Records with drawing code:
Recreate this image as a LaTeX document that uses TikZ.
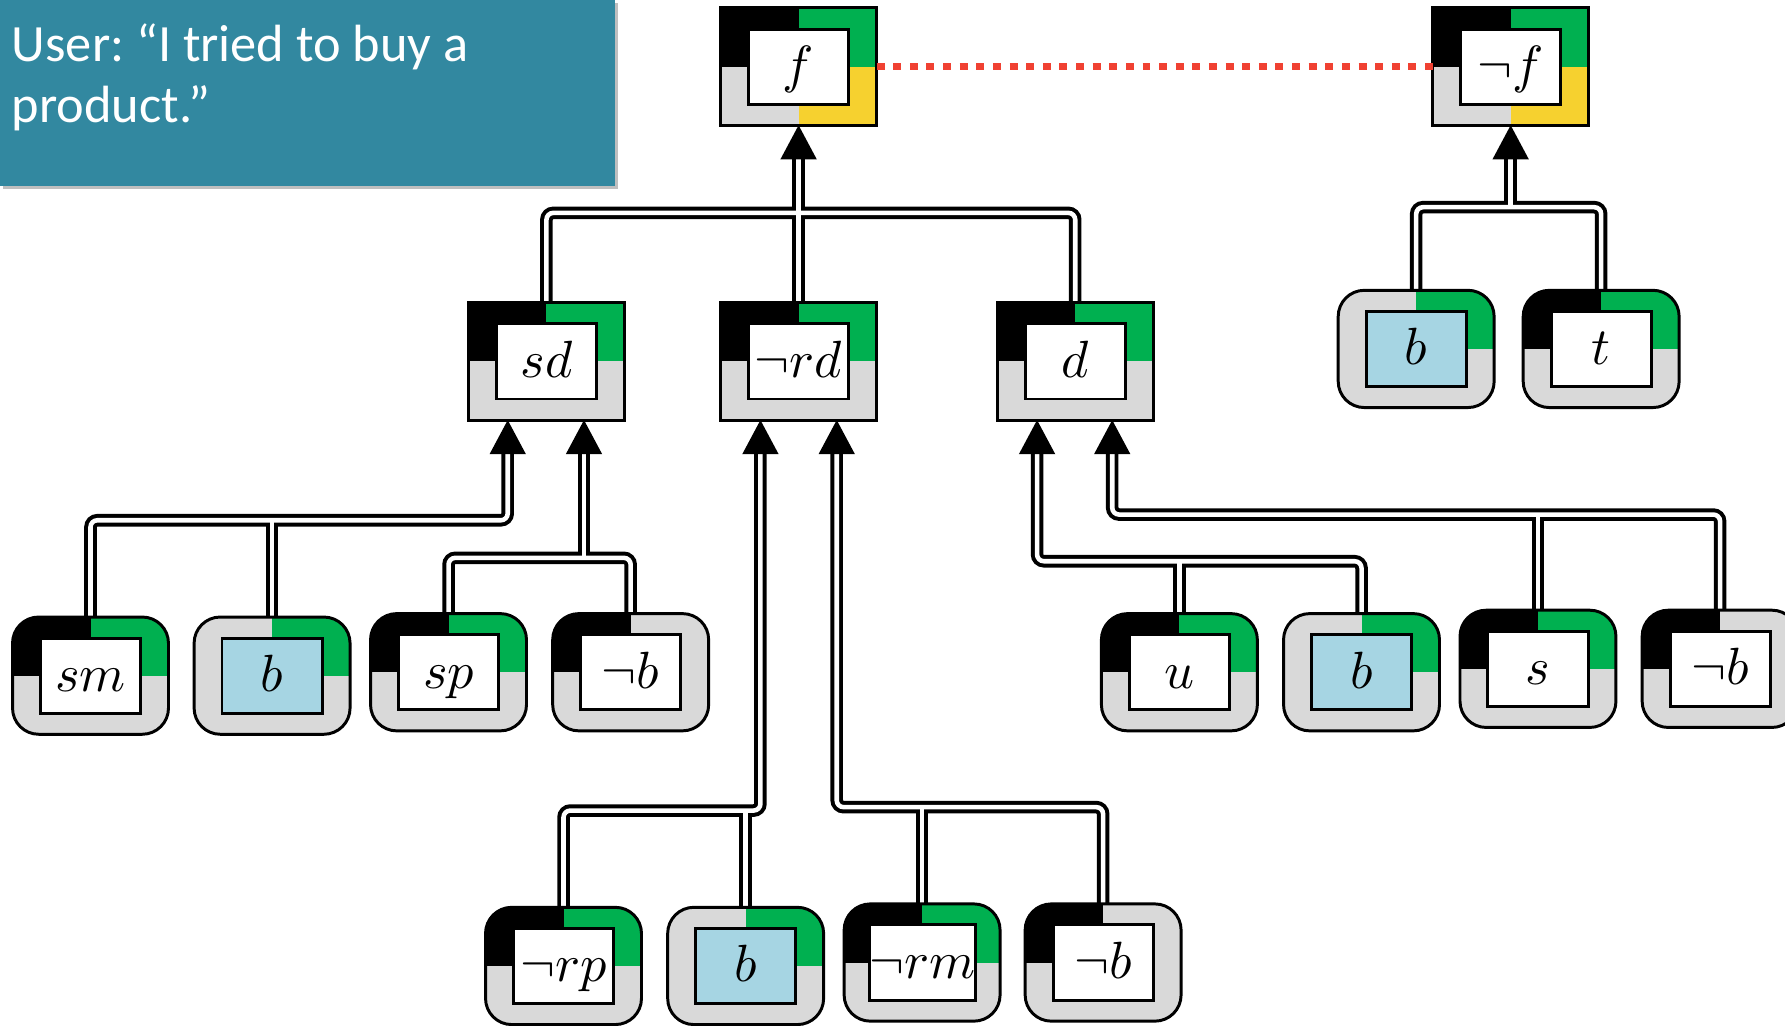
\documentclass[tikz,border=0pt]{standalone}
\usepackage{fontspec}
\newfontfamily\calib{Carlito}
\DeclareFontShape{OML}{cmm}{m}{it}{<->cmmi10}{}
\DeclareFontShape{OMS}{cmsy}{m}{n}{<->cmsy10}{}
\usetikzlibrary{calc,backgrounds}
\frenchspacing
\definecolor{qgreen}{RGB}{0,176,80}
\definecolor{qgray}{RGB}{217,217,217}
\definecolor{qyellow}{RGB}{246,209,47}
\definecolor{qblue}{RGB}{166,213,227}
\definecolor{qteal}{RGB}{50,136,160}
\definecolor{qred}{RGB}{240,65,50}
\tikzset{
  outerq/.style={shape=rectangle, minimum width=68.5pt, minimum height=51.5pt, inner sep=0pt, outer sep=0pt},
  boxline/.style={draw=black, line width=1.3pt},
  innerq/.style={draw=black, line width=1.3pt, minimum width=44pt, minimum height=33pt, inner sep=0pt,
    text height=14pt, text depth=0pt, font=\fontsize{23}{27}\selectfont},
  tipfill/.style={fill=black},
  reddot/.style={draw=qred, line width=3.2pt, dash pattern=on 3.5pt off 3.8pt},
  sq/.style={sharp corners},
  rd/.style={rounded corners=11.5pt}
}
% #1 name, #2 position, #3 TL, #4 TR, #5 BL, #6 BR, #7 inner fill, #8 label, #9 corner style
\newcommand\qnode[9]{%
  \node[outerq, #9, path picture={
      \coordinate (ppc) at (path picture bounding box.center);
      \fill[sharp corners, #3] (path picture bounding box.north west) rectangle (ppc);
      \fill[sharp corners, #4] (path picture bounding box.north east) rectangle (ppc);
      \fill[sharp corners, #5] (path picture bounding box.south west) rectangle (ppc);
      \fill[sharp corners, #6] (path picture bounding box.south east) rectangle (ppc);
    }] (#1) at #2 {};
  \draw[boxline, #9] (#1.north west) rectangle (#1.south east);
  \node[innerq, fill=#7] (#1-in) at (#1.center) {$#8$};
}
\newcommand\allbuses{%
  % f
  \draw[bus] (sd.north) |- ($(d.north)+(0,-79)$) -- (d.north);
  \draw[bus] (nrd.north) -- ($(f.south)+(0,30)$);
  % not f
  \draw[bus] (bR.north) |- ($(t.north)+(0,-73)$) -- (t.north);
  \draw[bus] ($(nf.south)+(0,30)$) -- ($(nf.south)+(0,72)$);
  % sd
  \draw[bus] ($(sd.south)+(-34,30)$) |- ($(sm.north)+(0,-85)$) -- (sm.north);
  \draw[bus] (b1.north) -- ++(0,-85);
  \draw[bus] (sp.north) |- ($(nb1.north)+(0,-49)$) -- (nb1.north);
  \draw[bus] ($(sd.south)+(33,30)$) -- ($(sd.south)+(33,121)$);
  % not rd
  \draw[bus] ($(nrd.south)+(-33.5,30)$) |- ($(nrp.north)+(0,-85)$) -- (nrp.north);
  \draw[bus] (b3.north) -- ++(0,-85);
  \draw[bus] ($(nrd.south)+(33.5,30)$) |- ($(nb3.north)+(0,-85)$) -- (nb3.north);
  \draw[bus] (nrm.north) -- ++(0,-85);
  % d
  \draw[bus] ($(d.south)+(-33.5,30)$) |- ($(b2.north)+(0,-46)$) -- (b2.north);
  \draw[bus] (u.north) -- ++(0,-46);
  \draw[bus] ($(d.south)+(32.5,30)$) |- ($(nb2.north)+(0,-84)$) -- (nb2.north);
  \draw[bus] (s.north) -- ++(0,-84);
}
\newcommand\uptip[1]{\fill[tipfill] #1 -- ++(-16,30) -- ++(32,0) -- cycle;}
\begin{document}
\begin{tikzpicture}[x=0.5pt,y=-0.5pt]
\useasboundingbox (0,0) rectangle (1568,901);
\begin{scope}
\clip (0,0) rectangle (1568,901);
% quote box
\fill[black, opacity=0.25] (3,3) rectangle (543,166);
\fill[qteal] (0,0) rectangle (540,163);
\node[anchor=base west, align=left, font=\calib\fontsize{23}{27}\selectfont, text=white, inner sep=0pt] (quote) at (10,108) {User: “I tried to buy a\\product.”};

% top nodes
\qnode{f}{(701.5,58.5)}{black}{qgreen}{qgray}{qyellow}{white}{f}{sq}
\qnode{nf}{(1327,58.5)}{black}{qgreen}{qgray}{qyellow}{white}{\neg f}{sq}
% middle nodes
\qnode{sd}{(480,317.5)}{black}{qgreen}{qgray}{qgray}{white}{sd}{sq}
\qnode{nrd}{(701.5,317.5)}{black}{qgreen}{qgray}{qgray}{white}{\neg rd}{sq}
\qnode{d}{(944.5,317.5)}{black}{qgreen}{qgray}{qgray}{white}{d}{sq}
% right leaves
\qnode{bR}{(1244,306.5)}{qgray}{qgreen}{qgray}{qgray}{qblue}{b}{rd}
\qnode{t}{(1406.5,306.5)}{black}{qgreen}{qgray}{qgray}{white}{t}{rd}
% row 1 leaves
\qnode{sm}{(79.5,593.5)}{black}{qgreen}{qgray}{qgray}{white}{sm}{rd}
\qnode{b1}{(239,593.5)}{qgray}{qgreen}{qgray}{qgray}{qblue}{b}{rd}
\qnode{sp}{(394,590.5)}{black}{qgreen}{qgray}{qgray}{white}{sp}{rd}
\qnode{nb1}{(554,590.5)}{black}{qgray}{qgray}{qgray}{white}{\neg b}{rd}
\qnode{u}{(1036,590.5)}{black}{qgreen}{qgray}{qgray}{white}{u}{rd}
\qnode{b2}{(1196,590.5)}{qgray}{qgreen}{qgray}{qgray}{qblue}{b}{rd}
\qnode{s}{(1351,587.5)}{black}{qgreen}{qgray}{qgray}{white}{s}{rd}
\qnode{nb2}{(1511,587.5)}{black}{qgray}{qgray}{qgray}{white}{\neg b}{rd}
% row 2 leaves
\qnode{nrp}{(495,848.5)}{black}{qgreen}{qgray}{qgray}{white}{\neg rp}{rd}
\qnode{b3}{(655,848.5)}{qgray}{qgreen}{qgray}{qgray}{qblue}{b}{rd}
\qnode{nrm}{(810,845.5)}{black}{qgreen}{qgray}{qgray}{white}{\neg rm}{rd}
\qnode{nb3}{(969,845.5)}{black}{qgray}{qgray}{qgray}{white}{\neg b}{rd}

% connectors (two passes: black then white core)
\begin{scope}[on background layer]
  \begin{scope}[bus/.style={draw=black, line width=5.5pt, rounded corners=3pt}]
    \allbuses
  \end{scope}
  \begin{scope}[bus/.style={draw=white, line width=2pt, rounded corners=3pt}]
    \allbuses
  \end{scope}
\end{scope}

% arrow heads
\uptip{(f.south)}
\uptip{(nf.south)}
\uptip{($(sd.south)+(-34,0)$)}
\uptip{($(sd.south)+(33,0)$)}
\uptip{($(nrd.south)+(-33.5,0)$)}
\uptip{($(nrd.south)+(33.5,0)$)}
\uptip{($(d.south)+(-33.5,0)$)}
\uptip{($(d.south)+(32.5,0)$)}

% conflict line
\draw[reddot] (f.east) -- (nf.west);
\end{scope}
\end{tikzpicture}
\end{document}
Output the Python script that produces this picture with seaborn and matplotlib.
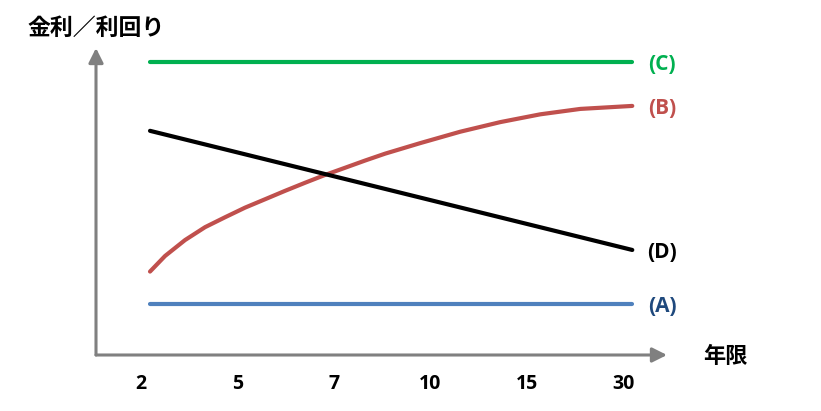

▶ [The exercise]
Repeat each record exactly, with the pictures left out.

▶ [Written answer]
Recreate this image as a LaTeX document that uses TikZ.
\documentclass[tikz,border=0pt]{standalone}
\usepackage{fontspec}
\newfontfamily\calib{Carlito}
\DeclareFontShape{OML}{cmm}{m}{it}{<->cmmi10}{}
\DeclareFontShape{OMS}{cmsy}{m}{n}{<->cmsy10}{}
\usetikzlibrary{calc,backgrounds}
\frenchspacing
\definecolor{qgreen}{RGB}{0,176,80}
\definecolor{qgray}{RGB}{217,217,217}
\definecolor{qyellow}{RGB}{246,209,47}
\definecolor{qblue}{RGB}{166,213,227}
\definecolor{qteal}{RGB}{50,136,160}
\definecolor{qred}{RGB}{240,65,50}
\tikzset{
  outerq/.style={shape=rectangle, minimum width=68.5pt, minimum height=51.5pt, inner sep=0pt, outer sep=0pt},
  boxline/.style={draw=black, line width=1.3pt},
  innerq/.style={draw=black, line width=1.3pt, minimum width=44pt, minimum height=33pt, inner sep=0pt,
    text height=14pt, text depth=0pt, font=\fontsize{23}{27}\selectfont},
  tipfill/.style={fill=black},
  reddot/.style={draw=qred, line width=3.2pt, dash pattern=on 3.5pt off 3.8pt},
  sq/.style={sharp corners},
  rd/.style={rounded corners=11.5pt}
}
% #1 name, #2 position, #3 TL, #4 TR, #5 BL, #6 BR, #7 inner fill, #8 label, #9 corner style
\newcommand\qnode[9]{%
  \node[outerq, #9, path picture={
      \coordinate (ppc) at (path picture bounding box.center);
      \fill[sharp corners, #3] (path picture bounding box.north west) rectangle (ppc);
      \fill[sharp corners, #4] (path picture bounding box.north east) rectangle (ppc);
      \fill[sharp corners, #5] (path picture bounding box.south west) rectangle (ppc);
      \fill[sharp corners, #6] (path picture bounding box.south east) rectangle (ppc);
    }] (#1) at #2 {};
  \draw[boxline, #9] (#1.north west) rectangle (#1.south east);
  \node[innerq, fill=#7] (#1-in) at (#1.center) {$#8$};
}
\newcommand\allbuses{%
  % f
  \draw[bus] (sd.north) |- ($(d.north)+(0,-79)$) -- (d.north);
  \draw[bus] (nrd.north) -- ($(f.south)+(0,30)$);
  % not f
  \draw[bus] (bR.north) |- ($(t.north)+(0,-73)$) -- (t.north);
  \draw[bus] ($(nf.south)+(0,30)$) -- ($(nf.south)+(0,72)$);
  % sd
  \draw[bus] ($(sd.south)+(-34,30)$) |- ($(sm.north)+(0,-85)$) -- (sm.north);
  \draw[bus] (b1.north) -- ++(0,-85);
  \draw[bus] (sp.north) |- ($(nb1.north)+(0,-49)$) -- (nb1.north);
  \draw[bus] ($(sd.south)+(33,30)$) -- ($(sd.south)+(33,121)$);
  % not rd
  \draw[bus] ($(nrd.south)+(-33.5,30)$) |- ($(nrp.north)+(0,-85)$) -- (nrp.north);
  \draw[bus] (b3.north) -- ++(0,-85);
  \draw[bus] ($(nrd.south)+(33.5,30)$) |- ($(nb3.north)+(0,-85)$) -- (nb3.north);
  \draw[bus] (nrm.north) -- ++(0,-85);
  % d
  \draw[bus] ($(d.south)+(-33.5,30)$) |- ($(b2.north)+(0,-46)$) -- (b2.north);
  \draw[bus] (u.north) -- ++(0,-46);
  \draw[bus] ($(d.south)+(32.5,30)$) |- ($(nb2.north)+(0,-84)$) -- (nb2.north);
  \draw[bus] (s.north) -- ++(0,-84);
}
\newcommand\uptip[1]{\fill[tipfill] #1 -- ++(-16,30) -- ++(32,0) -- cycle;}
\begin{document}
\begin{tikzpicture}[x=0.5pt,y=-0.5pt]
\useasboundingbox (0,0) rectangle (1568,901);
\begin{scope}
\clip (0,0) rectangle (1568,901);
% quote box
\fill[black, opacity=0.25] (3,3) rectangle (543,166);
\fill[qteal] (0,0) rectangle (540,163);
\node[anchor=base west, align=left, font=\calib\fontsize{23}{27}\selectfont, text=white, inner sep=0pt] (quote) at (10,108) {User: “I tried to buy a\\product.”};

% top nodes
\qnode{f}{(701.5,58.5)}{black}{qgreen}{qgray}{qyellow}{white}{f}{sq}
\qnode{nf}{(1327,58.5)}{black}{qgreen}{qgray}{qyellow}{white}{\neg f}{sq}
% middle nodes
\qnode{sd}{(480,317.5)}{black}{qgreen}{qgray}{qgray}{white}{sd}{sq}
\qnode{nrd}{(701.5,317.5)}{black}{qgreen}{qgray}{qgray}{white}{\neg rd}{sq}
\qnode{d}{(944.5,317.5)}{black}{qgreen}{qgray}{qgray}{white}{d}{sq}
% right leaves
\qnode{bR}{(1244,306.5)}{qgray}{qgreen}{qgray}{qgray}{qblue}{b}{rd}
\qnode{t}{(1406.5,306.5)}{black}{qgreen}{qgray}{qgray}{white}{t}{rd}
% row 1 leaves
\qnode{sm}{(79.5,593.5)}{black}{qgreen}{qgray}{qgray}{white}{sm}{rd}
\qnode{b1}{(239,593.5)}{qgray}{qgreen}{qgray}{qgray}{qblue}{b}{rd}
\qnode{sp}{(394,590.5)}{black}{qgreen}{qgray}{qgray}{white}{sp}{rd}
\qnode{nb1}{(554,590.5)}{black}{qgray}{qgray}{qgray}{white}{\neg b}{rd}
\qnode{u}{(1036,590.5)}{black}{qgreen}{qgray}{qgray}{white}{u}{rd}
\qnode{b2}{(1196,590.5)}{qgray}{qgreen}{qgray}{qgray}{qblue}{b}{rd}
\qnode{s}{(1351,587.5)}{black}{qgreen}{qgray}{qgray}{white}{s}{rd}
\qnode{nb2}{(1511,587.5)}{black}{qgray}{qgray}{qgray}{white}{\neg b}{rd}
% row 2 leaves
\qnode{nrp}{(495,848.5)}{black}{qgreen}{qgray}{qgray}{white}{\neg rp}{rd}
\qnode{b3}{(655,848.5)}{qgray}{qgreen}{qgray}{qgray}{qblue}{b}{rd}
\qnode{nrm}{(810,845.5)}{black}{qgreen}{qgray}{qgray}{white}{\neg rm}{rd}
\qnode{nb3}{(969,845.5)}{black}{qgray}{qgray}{qgray}{white}{\neg b}{rd}

% connectors (two passes: black then white core)
\begin{scope}[on background layer]
  \begin{scope}[bus/.style={draw=black, line width=5.5pt, rounded corners=3pt}]
    \allbuses
  \end{scope}
  \begin{scope}[bus/.style={draw=white, line width=2pt, rounded corners=3pt}]
    \allbuses
  \end{scope}
\end{scope}

% arrow heads
\uptip{(f.south)}
\uptip{(nf.south)}
\uptip{($(sd.south)+(-34,0)$)}
\uptip{($(sd.south)+(33,0)$)}
\uptip{($(nrd.south)+(-33.5,0)$)}
\uptip{($(nrd.south)+(33.5,0)$)}
\uptip{($(d.south)+(-33.5,0)$)}
\uptip{($(d.south)+(32.5,0)$)}

% conflict line
\draw[reddot] (f.east) -- (nf.west);
\end{scope}
\end{tikzpicture}
\end{document}
Output the Python script that produces this picture with seaborn and matplotlib.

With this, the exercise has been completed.